Ils s’étaient donné rendez-vous à la Maison de la presse à Bujumbura, et ils étaient tous là, du moins les principales figures de la société civile burundaise. Vital Nshimirimana, coordinateur du Forum pour le renforcement de la société civile (le Forsc), a été le premier à signer la pétition. Jusqu’ici, explique-t-il, les autorités burundaises « ont refusé catégoriquement la moindre enquête » sur ces allégations de distribution d’armes aux membres de la Ligue des jeunes du parti au pouvoir (le CNDD-FDD), ou sur d’éventuels entraînements paramilitaires que de jeunes Burundais suivraient dans l’est de la RDC.
L’objectif de cette pétition est de recueillir des dizaines voire des centaines de milliers de signatures dans les deux semaines, pour contraindre le Burundi et la communauté internationale à de véritables investigations sur la question. Pacifique Nininahazwe, à la tête du Forum pour la conscience et le développement (Focode), explique vouloir que la communauté internationale « donne une attention suffisante à cette question, et qu’on organise une enquête crédible et indépendante ».
Mais pire selon ces organisations, Bujumbura veut maintenir le couvercle à tout prix. Au moins une dizaine de simples citoyens qui ont évoqué des distributions d’armes dans leurs communes ont été arrêtés, des journalistes sont convoqués par la justice. La crispation du pouvoir burundais a poussé les organisations des professionnels des médias à s’impliquer dans cette pétition. Innocent Muhozi, président de l’Observatoire de la presse au Burundi estime qu' « il y a une véritable atteinte à la liberté de presse et d’expression dans cette affaire-là, d’où la mobilisation, l’implication totale des organisations des professionnels des médias dans cette pétition ». La société civile appelle la population burundaise à signer massivement cette pétition.
La fin de non-recevoir du gouvernement burundais
La réponse du gouvernement du Burundi ? Encore une fin de non-recevoir.
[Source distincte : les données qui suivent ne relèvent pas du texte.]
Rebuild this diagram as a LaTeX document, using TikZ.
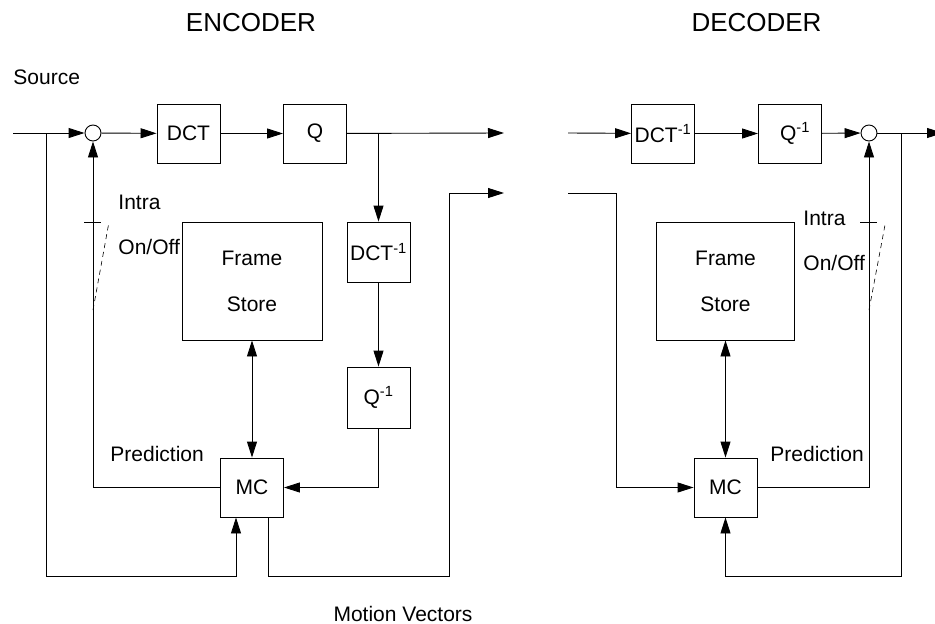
\documentclass[tikz,border=0pt]{standalone}
\usepackage{fontspec}
\setmainfont{Liberation Sans}
\usetikzlibrary{arrows.meta,positioning}
\begin{document}
\begin{tikzpicture}[x=1pt,y=-1pt,line width=0.9pt,font=\fontsize{21}{25}\selectfont,
  >={Triangle[length=16pt,width=10pt]},
  blk/.style={draw,minimum width=63pt,minimum height=59pt,inner sep=0pt},
  store/.style={blk,align=center,font=\fontsize{21}{46}\selectfont,minimum height=118pt},
  sum/.style={draw,circle,minimum size=16pt,inner sep=0pt},
  ttl/.style={font=\fontsize{26}{30}\selectfont,anchor=base},
  lab/.style={anchor=base west,inner sep=0pt}]
\useasboundingbox (0,0) rectangle (935,624);
% encoder
\node[ttl] (encT) at (251,31) {ENCODER};
\node[lab] (srcL) at (13,84) {Source};
\coordinate (srcIn) at (13,133);
\node[sum] (sumE) at (93,133) {};
\node[blk] (dctE) at (188.5,133.5) {DCT};
\node[blk] (qE) at (315,133.5) {Q};
\coordinate (outE) at (504,133);
\node[blk,minimum height=60pt] (idctE) at (378.5,252) {DCT\textsuperscript{-1}};
\node[blk,minimum height=61pt] (iqE) at (378.5,397.5) {Q\textsuperscript{-1}};
\node[store,minimum width=140pt] (fsE) at (252,281) {Frame\\Store};
\node[blk] (mcE) at (252,487.5) {MC};
\coordinate (brE) at (46,133);
\coordinate (botE) at (46,576);
\coordinate (mvTurn) at (449,576);
\coordinate (mvOut) at (504,193);
\draw[->] (srcIn) -- (sumE);
\draw[->] (sumE) -- (dctE);
\draw[->] (dctE) -- (qE);
\draw[->] (qE) -- (outE);
\draw[->] (idctE |- qE.east) -- (idctE);
\draw[->] (idctE) -- (iqE);
\draw[->] (iqE) |- (mcE);
\draw[<->] (fsE) -- (mcE);
\draw[->] (mcE) -| (sumE);
\draw[->] (brE) -- (botE) -| ([xshift=-16pt]mcE.south);
\draw[->] ([xshift=16pt]mcE.south) |- (mvTurn) |- (mvOut);
\node[lab] (intraE) at (118,209) {Intra};
\node[lab] (onoffE) at (118,254) {On/Off};
\node[lab] (predE) at (110,461) {Prediction};
\node[anchor=base] (mvL) at (403,621) {Motion Vectors};
% decoder
\node[ttl] (decT) at (756.5,31) {DECODER};
\coordinate (inD) at (568,133);
\node[blk] (idctD) at (663,133.5) {DCT\textsuperscript{-1}};
\node[blk] (iqD) at (790,133.5) {\hspace{10pt}Q\textsuperscript{-1}};
\node[sum] (sumD) at (869,133) {};
\coordinate (outD) at (943,133);
\node[store,minimum width=138pt] (fsD) at (725.5,281) {Frame\\Store};
\node[blk] (mcD) at (725.5,487.5) {MC};
\coordinate (mvIn) at (568,193);
\coordinate (mvTurnD) at (616,193);
\coordinate (brD) at (901,133);
\coordinate (botD) at (901,576);
\draw[->] (inD) -- (idctD);
\draw[->] (idctD) -- (iqD);
\draw[->] (iqD) -- (sumD);
\draw[->] (sumD) -- (outD);
\draw[->] (mvIn) -- (mvTurnD) |- (mcD);
\draw[<->] (fsD) -- (mcD);
\draw[->] (mcD) -| (sumD);
\draw[->] (brD) -- (botD) -| (mcD.south);
\node[lab] (intraD) at (803,225) {Intra};
\node[lab] (onoffD) at (803,270) {On/Off};
\node[lab] (predD) at (770,461) {Prediction};
% intra switches
\foreach \x/\d in {93/222,869/225} {
  \draw (\x-9,222) -- (\x+8,222);
  \draw[dash pattern=on 5pt off 4pt,line width=0.6pt] (\x,310) -- (\x+16,\d);
}
\end{tikzpicture}
\end{document}
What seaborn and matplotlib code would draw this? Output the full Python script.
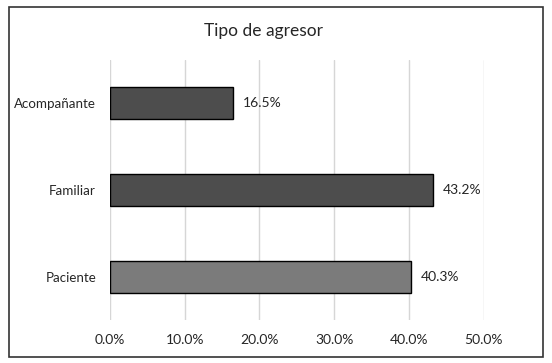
import numpy as np
import pandas as pd
import matplotlib.pyplot as plt
import seaborn as sns
from matplotlib.patches import Rectangle

categorias = ["Acompañante", "Familiar", "Paciente"]
porcentajes = [16.5, 43.2, 40.3]
colores = ["#4d4d4d", "#4d4d4d", "#7b7b7b"]
ticks = [0, 10, 20, 30, 40, 50]

df = pd.DataFrame({"tipo": categorias, "pct": porcentajes})

sns.set_style("white")
plt.rcParams["font.family"] = ["Lato", "DejaVu Sans"]

fig = plt.figure(figsize=(5.52, 3.63), dpi=100)
ax = fig.add_axes([0.1993, 0.1185, 0.6777, 0.7165])

sns.barplot(data=df, x="pct", y="tipo", hue="tipo", palette=colores,
            legend=False, width=0.37, edgecolor="black", linewidth=1.0,
            ax=ax, zorder=3)

ax.set_xlim(0, 50.08)
ax.set_ylim(2.5, -0.5)
ax.set_xticks(ticks)
ax.set_xticklabels([f"{t:.1f}%" for t in ticks], fontsize=10)
ax.tick_params(axis="y", labelsize=9.6, length=0, pad=10)
ax.tick_params(axis="x", length=0, pad=10)
ax.set_xlabel("")
ax.set_ylabel("")
ax.grid(axis="x", color="#d6d6d6", linewidth=1.0, zorder=0)
for s in ax.spines.values():
    s.set_visible(False)

for i, v in enumerate(porcentajes):
    ax.text(v + 1.3, i, f"{v:.1f}%", va="center", ha="left", fontsize=10)

fig.text(0.477, 0.915, "Tipo de agresor", ha="center", va="center", fontsize=12.5)

fig.patches.append(Rectangle((0.016, 0.017), 0.968, 0.965, transform=fig.transFigure,
                             fill=False, edgecolor="#333333", linewidth=1.2))

plt.savefig("out.png", dpi=100)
L’ONU, les États-Unis ainsi que plusieurs autres partenaires de ce pays ont proposé au pouvoir une commission d’enquête neutre et indépendante, mais la réponse du gouvernement a toujours été un « non » clair et net. Le secrétaire général et porte-parole du gouvernement du Burundi l’a réaffirmé ce lundi au micro de RFI. Philippe Nzobonariba dénonce plutôt une société civile qui, aux yeux du gouvernement, roulerait pour l’opposition et ne chercherait qu'à nuire. Pas besoin d’enquête pour « de fausses allégations », estime ainsi Philippe Nzobonariba :
« Le gouvernement ne voit pas l'opportunité de mener des investigations sur des allégations qui n'ont jamais été étayées par une quelconque précision, une quelconque preuve. Normalement, on enquête sur des éléments palpables, et non pas sur des rumeurs ou des allégations tendancieuses.
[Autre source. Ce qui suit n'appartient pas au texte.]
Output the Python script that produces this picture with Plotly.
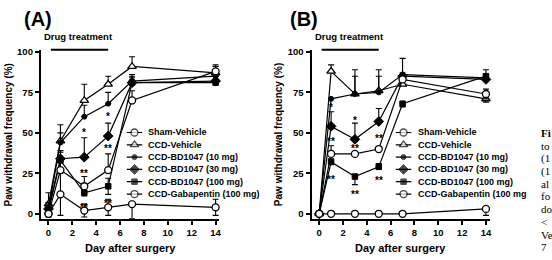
import plotly.graph_objects as go

W, H = 552, 260
FONT = "Liberation Sans, Arial, sans-serif"
SERIF = "Liberation Serif, Times New Roman, serif"

days = [0, 1, 3, 5, 7, 14]
names = ["Sham-Vehicle", "CCD-Vehicle", "CCD-BD1047 (10 mg)", "CCD-BD1047 (30 mg)",
         "CCD-BD1047 (100 mg)", "CCD-Gabapentin (100 mg)"]
names_b = names[:5] + ["CCD-Gabapentin (100 mg"]

# Panel A values (mean, upper error, lower error)
a_sham = [0, 12, 2, 4, 6, 4]
a_sham_up = [2, 13, 4, 5, 9, 5]
a_sham_dn = [2, 13, 4, 5, 9, 5]
a_veh = [6, 45, 70, 80, 91, 87]
a_veh_up = [7, 10, 10, 5, 6, 4]
a_veh_dn = [0, 0, 0, 0, 0, 0]
a_10 = [3, 44, 60, 68, 82, 85]
a_10_up = [3, 6, 7, 7, 4, 3]
a_10_dn = [0, 0, 0, 0, 0, 0]
a_30 = [3, 34, 35, 48, 81, 82]
a_30_up = [4, 5, 12, 8, 4, 3]
a_30_dn = [0, 0, 0, 0, 0, 0]
a_100 = [2, 33, 13, 17, 81, 81]
a_100_up = [3, 5, 4, 5, 3, 2]
a_100_dn = [0, 0, 2, 5, 0, 0]
a_gaba = [0, 27, 17, 27, 70, 88]
a_gaba_up = [2, 5, 6, 10, 6, 4]
a_gaba_dn = [0, 0, 0, 0, 0, 0]

# Panel B values
b_sham = [0, 0, 0, 0, 0, 3]
b_sham_up = [0, 0, 0, 0, 0, 0]
b_sham_dn = [0, 0, 0, 0, 0, 4]
b_veh = [0, 88, 74, 76, 80, 71]
b_veh_up = [0, 4, 15, 13, 4, 0]
b_veh_dn = [0, 0, 0, 0, 0, 2]
b_10 = [0, 71, 74, 75, 86, 84]
b_10_up = [0, 0, 11, 10, 10, 5]
b_10_dn = [0, 0, 0, 0, 0, 0]
b_30 = [0, 54, 46, 57, 85, 83]
b_30_up = [0, 9, 10, 8, 0, 3]
b_30_dn = [0, 0, 0, 0, 0, 0]
b_100 = [0, 32, 23, 29, 68, 85]
b_100_up = [0, 2, 0, 2, 0, 0]
b_100_dn = [0, 0, 5, 0, 2, 0]
b_gaba = [0, 37, 37, 40, 83, 74]
b_gaba_up = [0, 5, 0, 0, 4, 3]
b_gaba_dn = [0, 0, 0, 0, 0, 3]

# significance marks
a_star_day = [3, 3, 3, 5, 5, 5]
a_star_val = [52, 27, 6, 62, 42, 8.5]
a_star_txt = ["*", "**", "**", "*", "**", "**"]
b_star_day = [1, 1, 1, 3, 3, 3, 5, 5]
b_star_val = [67.5, 46.5, 23, 59.6, 42.4, 14, 48.5, 22.6]
b_star_txt = ["*", "**", "**", "*", "**", "**", "**", "**"]

drug_days = [0.2, 5.0]
xticks = [0, 2, 4, 6, 8, 10, 12, 14]
yticks = [0, 25, 50, 75, 100]

caption = ["<b>Fi</b>", "to", "(1", "(1", "al", "fo", "do", "&lt;", "Ve", "7"]

symbols = ["circle", "triangle-up", "circle", "diamond", "square", "circle"]
fills = ["white", "white", "black", "black", "black", "white"]
sizes = [7, 7.5, 5, 7.5, 5.5, 7]
lwidths = [1.3, 1.3, 1, 1, 1, 1.3]


def px(x):
    return x / W


def py(y):
    return 1 - y / H


XR = [-0.64, 14.3]
YR = [-3, 101]
domA = [px(41), px(220)]
domB = [px(312.7), px(491.3)]
ydom = [py(218), py(47)]


def xpaper(dom, d):
    return dom[0] + (d - XR[0]) / (XR[1] - XR[0]) * (dom[1] - dom[0])


fig = go.Figure()

panels = [
    ("x", "y", [a_sham, a_veh, a_10, a_30, a_100, a_gaba],
     [a_sham_up, a_veh_up, a_10_up, a_30_up, a_100_up, a_gaba_up],
     [a_sham_dn, a_veh_dn, a_10_dn, a_30_dn, a_100_dn, a_gaba_dn]),
    ("x2", "y2", [b_sham, b_veh, b_10, b_30, b_100, b_gaba],
     [b_sham_up, b_veh_up, b_10_up, b_30_up, b_100_up, b_gaba_up],
     [b_sham_dn, b_veh_dn, b_10_dn, b_30_dn, b_100_dn, b_gaba_dn]),
]

for xa, ya, vals, ups, dns in panels:
    for i in range(6):
        fig.add_trace(go.Scatter(
            x=days, y=vals[i], xaxis=xa, yaxis=ya, mode="lines+markers",
            line=dict(color="black", width=1.2),
            marker=dict(symbol=symbols[i], size=sizes[i], color=fills[i],
                        line=dict(color="black", width=lwidths[i])),
            error_y=dict(type="data", symmetric=False, array=ups[i], arrayminus=dns[i],
                         color="black", thickness=1.1, width=3),
            cliponaxis=False, showlegend=False, hoverinfo="skip"))

# custom legends on hidden helper axes
for xa, ya, lbls in [("x3", "y3", names), ("x4", "y4", names_b)]:
    for i in range(6):
        fig.add_trace(go.Scatter(
            x=[0, 0.5, 1], y=[i, i, i], xaxis=xa, yaxis=ya, mode="lines+markers",
            line=dict(color="black", width=1.2),
            marker=dict(symbol=symbols[i], size=[0, sizes[i], 0], color=fills[i],
                        line=dict(color="black", width=[0, lwidths[i], 0])),
            cliponaxis=False, showlegend=False, hoverinfo="skip"))
        fig.add_annotation(x=1, y=i, xref=xa, yref=ya, text="<b>%s</b>" % lbls[i],
                           showarrow=False, xanchor="left", yanchor="middle", xshift=4,
                           font=dict(family=FONT, size=9, color="black"))

axis_common = dict(range=XR, showline=True, linecolor="black", linewidth=2, ticks="outside",
                   ticklen=4, tickwidth=1.5, tickcolor="black", tickvals=xticks,
                   showgrid=False, zeroline=False,
                   tickfont=dict(family=FONT, size=9.5, color="black", weight="bold"))
yaxis_common = dict(range=YR, domain=ydom, showline=True, linecolor="black", linewidth=2,
                    ticks="outside", ticklen=4, tickwidth=1.5, tickcolor="black",
                    tickvals=yticks, showgrid=False, zeroline=False,
                    tickfont=dict(family=FONT, size=9.5, color="black", weight="bold"))

leg_ydom = [py(199.25), py(124.25)]
hidden = dict(visible=False, showgrid=False, zeroline=False, fixedrange=True)

fig.update_layout(
    width=W, height=H, margin=dict(l=0, r=0, t=0, b=0),
    paper_bgcolor="white", plot_bgcolor="white", showlegend=False,
    xaxis=dict(domain=domA, anchor="y", **axis_common),
    yaxis=dict(anchor="x", **yaxis_common),
    xaxis2=dict(domain=domB, anchor="y2", **axis_common),
    yaxis2=dict(anchor="x2", **yaxis_common),
    xaxis3=dict(domain=[px(127), px(143)], range=[0, 1], anchor="y3", **hidden),
    yaxis3=dict(domain=leg_ydom, range=[5.5, -0.5], anchor="x3", **hidden),
    xaxis4=dict(domain=[px(397), px(413)], range=[0, 1], anchor="y4", **hidden),
    yaxis4=dict(domain=leg_ydom, range=[5.5, -0.5], anchor="x4", **hidden),
)

# stars
for xa, ya, sd, sv, st in [("x", "y", a_star_day, a_star_val, a_star_txt),
                           ("x2", "y2", b_star_day, b_star_val, b_star_txt)]:
    for d, v, t in zip(sd, sv, st):
        fig.add_annotation(x=d, y=v, xref=xa, yref=ya, text="<b>%s</b>" % t, showarrow=False,
                           xanchor="center", yanchor="middle", yshift=-3,
                           font=dict(family=FONT, size=10, color="black"))

# panel decorations
for dom, label, lx in [(domA, "(A)", 38), (domB, "(B)", 305)]:
    fig.add_annotation(x=px(lx), y=py(15), xref="paper", yref="paper", text="<b>%s</b>" % label,
                       showarrow=False, xanchor="center", yanchor="middle",
                       font=dict(family=FONT, size=20, color="black"))
    x0 = xpaper(dom, drug_days[0])
    x1 = xpaper(dom, drug_days[1])
    fig.add_shape(type="line", xref="paper", yref="paper", x0=x0, x1=x1, y0=py(46.5), y1=py(46.5),
                  line=dict(color="black", width=2))
    fig.add_annotation(x=(x0 + x1) / 2 - px(1), y=py(33), xref="paper", yref="paper",
                       text="<b>Drug treatment</b>", showarrow=False, xanchor="center", yanchor="middle",
                       font=dict(family=FONT, size=9.5, color="black"))
    fig.add_annotation(x=(dom[0] + dom[1]) / 2, y=py(248), xref="paper", yref="paper",
                       text="<b>Day after surgery</b>", showarrow=False, xanchor="center",
                       yanchor="middle", font=dict(family=FONT, size=11, color="black"))
    fig.add_annotation(x=dom[0] - px(33), y=(ydom[0] + ydom[1]) / 2, xref="paper", yref="paper",
                       text="<b>Paw withdrawal frequency (%)</b>", showarrow=False, textangle=-90,
                       xanchor="center", yanchor="middle",
                       font=dict(family=FONT, size=10, color="black"))

# cropped caption column on the right
for i, t in enumerate(caption):
    fig.add_annotation(x=px(541), y=py(131 + 12.9 * i), xref="paper", yref="paper", text=t,
                       showarrow=False, xanchor="left", yanchor="middle",
                       font=dict(family=SERIF, size=11, color="black"))

fig.write_html("out.html")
Sur les prétendus entraînements en République démocratique du Congo, cela a été propagé par les mêmes milieux. Ils ont voulu donner crédit aux premières allégations qui disaient que la distribution d'armes se faisait au Burundi, précisément au sud du pays, à Nyanza-lac. Maintenant ils ont inventé autre chose au-delà de la frontière burundo-congolaise : ils prétendent qu'il y a des entraînements, qu'ils ont même des preuves, mais ne disent pas d'où ils tiennent ces preuves.
Cela a conduit d'ailleurs à de regrettables incidents, qui ont conduit en prison un représentant de la société civile, monsieur [Pierre Claver] Mbonimpa, qui lui aussi avait fait l'objet de manipulations. On lui avait donné de fausses photos pour donner crédibilité à ces allégations. C'est tout simplement une tactique pour faire capoter les prochaines élections ».